Until now, the sorority management had been dealing with one lone, vulnerable worker: easy to exploit, oppress, fire for causing trouble, illegally evict, and all that sort of typical thing. But today, William wasn’t a lone worker. He was a part of the solidarity network, and he was joined by his fellow members.

Together, we brought his earthly belongings up from the basement (where they had been packed up without his consent and stored in the boiler room, to make space for the new “house boy”) and, after a brief back-and-forth with his back-stabbing co-worker, took up our formation on the front staircase and passed each item, bucket-brigade-style, down the line. (Wish I had pictures of the bucket brigade, but it’s hard to be photographer and participant at the same time!) Meanwhile, Ryan played a militant march on his snare drum. We had discipline, choreography, and musical flair, man. Doubtless we left an impression.

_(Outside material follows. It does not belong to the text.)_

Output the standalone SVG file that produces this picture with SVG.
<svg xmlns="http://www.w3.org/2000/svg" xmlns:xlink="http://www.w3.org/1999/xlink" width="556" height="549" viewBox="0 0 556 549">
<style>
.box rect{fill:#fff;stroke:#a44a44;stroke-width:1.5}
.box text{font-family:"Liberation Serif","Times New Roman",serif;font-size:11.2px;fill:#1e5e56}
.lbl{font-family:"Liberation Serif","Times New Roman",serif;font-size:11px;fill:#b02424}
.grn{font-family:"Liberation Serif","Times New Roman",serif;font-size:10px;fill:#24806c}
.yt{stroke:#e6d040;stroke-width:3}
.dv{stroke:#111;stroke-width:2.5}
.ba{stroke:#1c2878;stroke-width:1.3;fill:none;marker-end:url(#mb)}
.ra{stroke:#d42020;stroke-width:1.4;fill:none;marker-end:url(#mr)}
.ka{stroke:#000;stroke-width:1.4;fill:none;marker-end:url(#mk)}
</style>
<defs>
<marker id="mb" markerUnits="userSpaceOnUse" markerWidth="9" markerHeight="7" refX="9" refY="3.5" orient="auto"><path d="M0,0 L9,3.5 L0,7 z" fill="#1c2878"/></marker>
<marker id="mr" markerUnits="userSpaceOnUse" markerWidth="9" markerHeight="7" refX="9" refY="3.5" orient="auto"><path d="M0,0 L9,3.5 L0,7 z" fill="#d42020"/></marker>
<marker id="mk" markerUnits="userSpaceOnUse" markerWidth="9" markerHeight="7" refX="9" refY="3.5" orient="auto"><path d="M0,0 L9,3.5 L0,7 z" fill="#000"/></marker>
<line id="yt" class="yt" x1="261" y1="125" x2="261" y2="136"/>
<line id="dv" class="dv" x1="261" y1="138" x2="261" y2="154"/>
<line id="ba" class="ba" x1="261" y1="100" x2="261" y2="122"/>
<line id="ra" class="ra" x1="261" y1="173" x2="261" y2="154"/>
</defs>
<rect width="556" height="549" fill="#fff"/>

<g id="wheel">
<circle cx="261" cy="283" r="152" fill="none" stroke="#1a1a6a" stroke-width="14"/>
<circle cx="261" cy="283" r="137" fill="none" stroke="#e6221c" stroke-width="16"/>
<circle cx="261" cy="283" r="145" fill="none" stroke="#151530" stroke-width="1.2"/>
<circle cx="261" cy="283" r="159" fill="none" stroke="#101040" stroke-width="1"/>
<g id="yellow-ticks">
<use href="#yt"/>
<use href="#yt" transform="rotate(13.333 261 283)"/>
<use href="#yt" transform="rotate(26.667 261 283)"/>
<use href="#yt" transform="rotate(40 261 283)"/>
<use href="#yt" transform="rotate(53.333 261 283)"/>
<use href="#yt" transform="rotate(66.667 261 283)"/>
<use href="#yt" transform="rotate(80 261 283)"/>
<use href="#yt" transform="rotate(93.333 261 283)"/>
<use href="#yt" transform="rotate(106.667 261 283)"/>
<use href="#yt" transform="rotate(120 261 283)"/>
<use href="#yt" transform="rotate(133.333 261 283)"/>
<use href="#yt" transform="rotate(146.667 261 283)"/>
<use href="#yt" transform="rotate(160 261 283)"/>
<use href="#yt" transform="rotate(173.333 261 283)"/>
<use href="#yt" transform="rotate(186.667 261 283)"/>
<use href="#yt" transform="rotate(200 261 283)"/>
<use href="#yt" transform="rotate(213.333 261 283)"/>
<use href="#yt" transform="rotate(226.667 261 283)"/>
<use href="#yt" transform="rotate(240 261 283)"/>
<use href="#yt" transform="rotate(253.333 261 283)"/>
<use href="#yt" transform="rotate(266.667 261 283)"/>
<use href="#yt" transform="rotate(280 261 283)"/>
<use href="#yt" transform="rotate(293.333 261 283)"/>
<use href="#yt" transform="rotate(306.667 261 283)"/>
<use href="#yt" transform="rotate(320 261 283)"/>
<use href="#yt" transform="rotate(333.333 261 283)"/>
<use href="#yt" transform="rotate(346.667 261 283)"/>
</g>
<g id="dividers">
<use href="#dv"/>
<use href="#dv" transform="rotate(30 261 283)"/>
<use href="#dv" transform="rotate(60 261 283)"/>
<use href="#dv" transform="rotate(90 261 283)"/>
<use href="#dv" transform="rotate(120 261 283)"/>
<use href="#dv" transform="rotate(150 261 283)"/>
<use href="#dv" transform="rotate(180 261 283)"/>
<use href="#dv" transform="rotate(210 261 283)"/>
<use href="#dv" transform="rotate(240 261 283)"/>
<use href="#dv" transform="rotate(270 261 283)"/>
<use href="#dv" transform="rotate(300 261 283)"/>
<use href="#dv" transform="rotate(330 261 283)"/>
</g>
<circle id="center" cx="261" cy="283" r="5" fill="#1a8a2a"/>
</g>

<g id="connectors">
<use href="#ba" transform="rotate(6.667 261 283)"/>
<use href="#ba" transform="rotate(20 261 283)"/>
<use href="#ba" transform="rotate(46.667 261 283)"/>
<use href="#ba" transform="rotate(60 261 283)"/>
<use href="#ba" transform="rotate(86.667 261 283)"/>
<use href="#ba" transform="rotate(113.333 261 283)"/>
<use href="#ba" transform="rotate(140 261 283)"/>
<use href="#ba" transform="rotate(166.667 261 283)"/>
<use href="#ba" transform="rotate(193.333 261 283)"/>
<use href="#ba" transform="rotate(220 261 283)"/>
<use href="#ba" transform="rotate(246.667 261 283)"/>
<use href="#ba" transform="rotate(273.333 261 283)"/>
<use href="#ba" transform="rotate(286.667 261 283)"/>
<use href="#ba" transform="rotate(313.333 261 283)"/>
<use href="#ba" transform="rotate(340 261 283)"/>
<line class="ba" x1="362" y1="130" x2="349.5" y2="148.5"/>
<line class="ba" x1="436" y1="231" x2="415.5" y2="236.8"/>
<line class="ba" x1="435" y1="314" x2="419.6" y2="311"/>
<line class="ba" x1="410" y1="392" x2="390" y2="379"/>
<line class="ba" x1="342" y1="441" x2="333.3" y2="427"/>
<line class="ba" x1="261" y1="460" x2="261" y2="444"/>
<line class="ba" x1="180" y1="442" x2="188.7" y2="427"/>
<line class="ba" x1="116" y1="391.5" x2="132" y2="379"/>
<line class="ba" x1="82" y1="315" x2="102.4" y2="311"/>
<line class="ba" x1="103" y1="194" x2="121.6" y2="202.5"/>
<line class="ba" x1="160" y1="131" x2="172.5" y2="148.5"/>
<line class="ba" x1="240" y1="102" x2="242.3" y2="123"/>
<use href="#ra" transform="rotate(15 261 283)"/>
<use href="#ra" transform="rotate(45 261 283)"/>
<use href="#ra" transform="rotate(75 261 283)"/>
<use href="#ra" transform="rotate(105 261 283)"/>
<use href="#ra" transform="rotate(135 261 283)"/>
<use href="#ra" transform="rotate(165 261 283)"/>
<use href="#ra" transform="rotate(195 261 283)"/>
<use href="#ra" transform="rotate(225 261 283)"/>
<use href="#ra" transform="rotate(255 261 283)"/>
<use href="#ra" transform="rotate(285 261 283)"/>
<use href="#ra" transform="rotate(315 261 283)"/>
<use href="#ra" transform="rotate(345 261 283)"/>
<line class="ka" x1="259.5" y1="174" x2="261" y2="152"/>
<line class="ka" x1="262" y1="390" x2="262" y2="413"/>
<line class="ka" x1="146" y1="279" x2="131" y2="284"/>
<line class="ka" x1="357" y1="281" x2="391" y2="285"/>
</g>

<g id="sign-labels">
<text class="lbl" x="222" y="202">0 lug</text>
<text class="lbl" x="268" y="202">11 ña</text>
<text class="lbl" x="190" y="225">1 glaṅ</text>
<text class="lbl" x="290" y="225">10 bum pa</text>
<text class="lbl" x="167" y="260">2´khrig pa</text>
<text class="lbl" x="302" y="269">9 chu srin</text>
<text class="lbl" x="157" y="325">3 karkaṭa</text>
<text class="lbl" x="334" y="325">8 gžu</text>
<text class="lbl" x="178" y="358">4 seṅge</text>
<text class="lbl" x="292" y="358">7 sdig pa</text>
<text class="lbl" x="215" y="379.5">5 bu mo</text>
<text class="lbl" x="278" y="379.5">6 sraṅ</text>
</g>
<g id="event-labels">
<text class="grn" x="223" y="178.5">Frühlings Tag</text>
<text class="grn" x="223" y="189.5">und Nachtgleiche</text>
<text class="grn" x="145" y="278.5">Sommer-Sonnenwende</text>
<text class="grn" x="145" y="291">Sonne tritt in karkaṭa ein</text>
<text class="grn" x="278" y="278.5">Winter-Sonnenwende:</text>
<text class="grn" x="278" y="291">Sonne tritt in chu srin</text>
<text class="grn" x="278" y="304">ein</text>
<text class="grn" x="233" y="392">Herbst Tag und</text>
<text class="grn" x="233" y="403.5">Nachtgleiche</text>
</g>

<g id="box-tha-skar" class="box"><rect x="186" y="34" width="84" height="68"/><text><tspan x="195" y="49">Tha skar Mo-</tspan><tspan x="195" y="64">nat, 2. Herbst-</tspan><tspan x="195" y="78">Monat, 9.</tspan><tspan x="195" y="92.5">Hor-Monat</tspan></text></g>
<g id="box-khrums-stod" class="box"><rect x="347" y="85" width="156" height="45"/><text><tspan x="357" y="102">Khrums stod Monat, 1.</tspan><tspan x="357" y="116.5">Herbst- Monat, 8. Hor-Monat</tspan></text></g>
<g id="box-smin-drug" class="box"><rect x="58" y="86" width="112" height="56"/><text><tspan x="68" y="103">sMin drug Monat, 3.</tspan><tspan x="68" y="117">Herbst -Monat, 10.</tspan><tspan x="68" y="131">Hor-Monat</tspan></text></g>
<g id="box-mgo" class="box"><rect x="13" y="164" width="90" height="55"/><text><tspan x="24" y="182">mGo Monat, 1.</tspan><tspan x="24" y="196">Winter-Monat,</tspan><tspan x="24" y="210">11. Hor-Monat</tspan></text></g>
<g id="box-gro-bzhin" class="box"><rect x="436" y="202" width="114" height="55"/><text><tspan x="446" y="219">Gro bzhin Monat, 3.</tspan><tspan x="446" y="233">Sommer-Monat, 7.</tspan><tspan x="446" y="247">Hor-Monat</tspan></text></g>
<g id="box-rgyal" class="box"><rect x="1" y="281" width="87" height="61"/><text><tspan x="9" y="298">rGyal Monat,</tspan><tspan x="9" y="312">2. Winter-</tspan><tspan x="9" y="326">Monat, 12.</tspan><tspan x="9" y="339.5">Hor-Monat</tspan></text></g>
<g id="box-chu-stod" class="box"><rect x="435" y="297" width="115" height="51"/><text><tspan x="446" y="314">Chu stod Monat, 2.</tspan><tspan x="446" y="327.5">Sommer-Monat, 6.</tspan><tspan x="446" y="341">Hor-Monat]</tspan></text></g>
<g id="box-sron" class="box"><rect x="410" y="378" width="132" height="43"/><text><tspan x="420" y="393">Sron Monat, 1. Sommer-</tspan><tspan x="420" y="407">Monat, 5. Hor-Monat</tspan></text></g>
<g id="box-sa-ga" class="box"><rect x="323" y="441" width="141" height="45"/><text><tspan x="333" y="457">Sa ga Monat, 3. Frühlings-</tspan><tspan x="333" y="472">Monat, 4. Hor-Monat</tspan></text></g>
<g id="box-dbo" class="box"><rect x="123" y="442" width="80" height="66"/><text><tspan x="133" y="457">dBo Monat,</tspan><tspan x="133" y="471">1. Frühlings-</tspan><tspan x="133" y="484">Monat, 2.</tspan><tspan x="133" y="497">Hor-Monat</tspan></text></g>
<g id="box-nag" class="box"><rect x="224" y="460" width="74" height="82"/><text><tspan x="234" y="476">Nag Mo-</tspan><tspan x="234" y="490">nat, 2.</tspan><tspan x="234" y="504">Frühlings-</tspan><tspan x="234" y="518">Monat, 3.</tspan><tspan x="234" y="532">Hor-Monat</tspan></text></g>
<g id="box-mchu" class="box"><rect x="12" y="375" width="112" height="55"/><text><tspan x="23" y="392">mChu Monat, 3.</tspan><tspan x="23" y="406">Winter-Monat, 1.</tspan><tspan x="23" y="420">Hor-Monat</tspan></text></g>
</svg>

Now that the managers had been made distinctly aware of our collective presence, William delivered to them the official EBSol letter, specifying our reasonable demands: $1000 in relocation assistance, and a written agreement that they won’t contest if he decides to file for unemployment. Our letter also let them know that if our demands are not met within 14 days, we, as a group, will take action against them.

When all his stuff was piled on the sidewalk, William took the bullhorn and told his whole story to an explicit crowd (our group, now 13 total with some late arrivals) and an implicit crowd (the sorority girls, peeping wide-eyed in bunches through the upper-floor windows; and the managers and staff on site). A manager from a nearby sorority, an in-law of one of William’s former managers, came storming over and tried to shut him down — grabbed at his bullhorn, and threatened to call the cops on all of us for trespassing in a “private home.” We pointed out that it was not only a home, but a workplace, and William kept shouting out the gory details of how they screwed him over.

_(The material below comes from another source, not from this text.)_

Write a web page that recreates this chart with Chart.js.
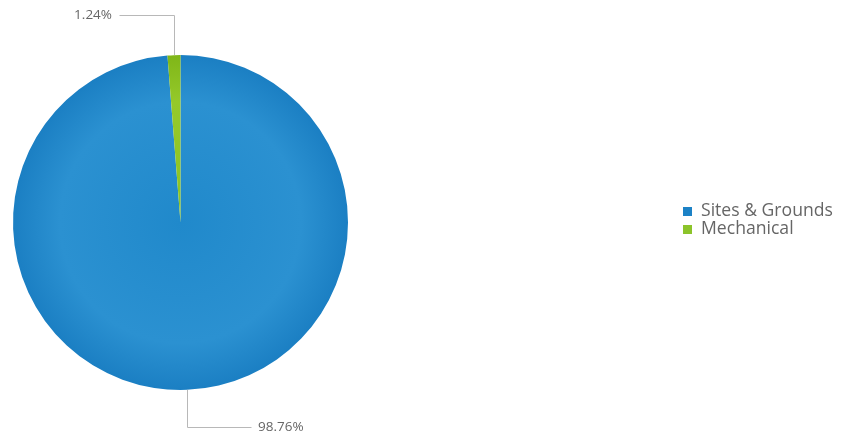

With his passion, his technology, and the cheering response of the rest of us in the solidarity group, William (and we) easily drowned out the flustered and angry stand-in-boss, creating quite a spectacle for the women watching from the windows. (Whom William was quick to remind that it’s the boss we’re fighting, not the sisters.) For a while the managers even withheld William’s last check, trying to force us all to stay til the cops came in response to the bogus trespassing call, but soon enough they relented and handed over his payment. We loaded his belongings into cars, and left happy.

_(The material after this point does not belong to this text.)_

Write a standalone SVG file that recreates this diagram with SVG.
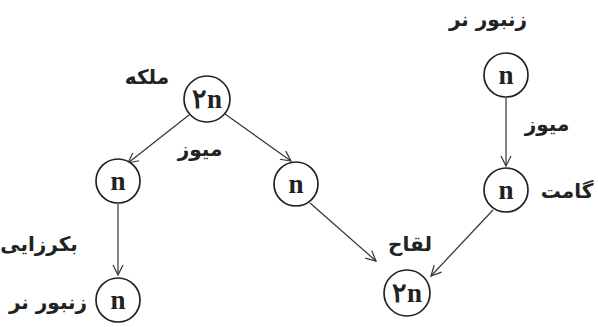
<svg xmlns="http://www.w3.org/2000/svg" width="598" height="327" viewBox="0 0 598 327">
<style>
.node circle{fill:#fff;stroke:#222;stroke-width:1.7}
.sym{font-family:"Liberation Serif","DejaVu Serif",serif;font-size:27px;font-weight:bold;fill:#222;text-anchor:middle}
.fa{font-family:"DejaVu Sans","Noto Sans",sans-serif;font-size:20px;font-weight:bold;fill:#222;text-anchor:middle}
.conn line{stroke:#333;stroke-width:1.2;marker-end:url(#arr)}
</style>
<defs>
<marker id="arr" viewBox="0 0 12 12" refX="11" refY="6" markerWidth="12" markerHeight="12" markerUnits="userSpaceOnUse" orient="auto">
<path d="M1,1 L11,6 L1,11" fill="none" stroke="#333" stroke-width="1.2"/>
</marker>
</defs>
<rect width="598" height="327" fill="#fff"/>
<g class="conn">
<line x1="189" y1="115" x2="128" y2="163"/>
<line x1="225" y1="114" x2="291" y2="161"/>
<line x1="118" y1="204" x2="118" y2="275"/>
<line x1="506" y1="98" x2="506" y2="166"/>
<line x1="310" y1="203" x2="376" y2="261"/>
<line x1="493" y1="210" x2="431" y2="276"/>
</g>
<g id="queen" class="node"><circle cx="207" cy="99" r="23"/><text class="sym" x="207" y="108">۲n</text><text class="fa" x="147" y="84">ملکه</text></g>
<g id="left_n" class="node"><circle cx="118" cy="181" r="22"/><text class="sym" x="118" y="190">n</text></g>
<g id="drone_bottom" class="node"><circle cx="118" cy="300" r="22"/><text class="sym" x="118" y="309">n</text><text class="fa" x="48" y="309">زنبور نر</text></g>
<g id="mid_n" class="node"><circle cx="296" cy="184" r="22"/><text class="sym" x="296" y="193">n</text></g>
<g id="drone_top" class="node"><circle cx="506" cy="75" r="22"/><text class="sym" x="506" y="84">n</text><text class="fa" x="488" y="26">زنبور نر</text></g>
<g id="gamete" class="node"><circle cx="506" cy="190" r="22"/><text class="sym" x="506" y="199">n</text><text class="fa" x="567" y="198">گامت</text></g>
<g id="zygote" class="node"><circle cx="407" cy="293" r="23"/><text class="sym" x="407" y="302">۲n</text></g>
<g id="labels">
<text class="fa" x="200" y="156">میوز</text>
<text class="fa" x="547" y="131">میوز</text>
<text class="fa" x="39" y="251">بکرزایی</text>
<text class="fa" x="410" y="251">لقاح</text>
</g>
</svg>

There are a million reasons I’m excited about how today’s action went. For one, it feels great to take up the case of a domestic worker, whose labor is so completely invisibilized and underpaid most of the time. Second, enthusiasm in the group was really high, partly because everyone was in a fighting mood, partly because a lot of us are friends, and also because this was not a symbolic action: it had both the moral high ground and specific objectives to accomplish (dramatize the moveout with disciplined formations; deliver the demand letter promising more action to come). Also, I think, we all felt inspired to see William stand up to his bosses (or their stand-ins), express his anger at being exploited, and be emboldened by the real mechanism of our group. It made me feel, at least, that if I’m ever getting screwed by my landlord or a boss, and I don’t have a fighting union to help me, then I sure as hell want a solidarity network like this! There’s a lot to be learned just by being there to help other people’s fights.

As with any tactic, this one had its inherent limitations; and there were moments of confusion and things we could have done better. This week, the five of us who planned the action (William included) will get together to debrief and reflect on how to improve. But overall, I think we really pulled off something fine today, and I think everyone who participated felt it was deeply worthwhile. Now, the campaign has begun — more updates to come in 14 days….unless our victory comes sooner!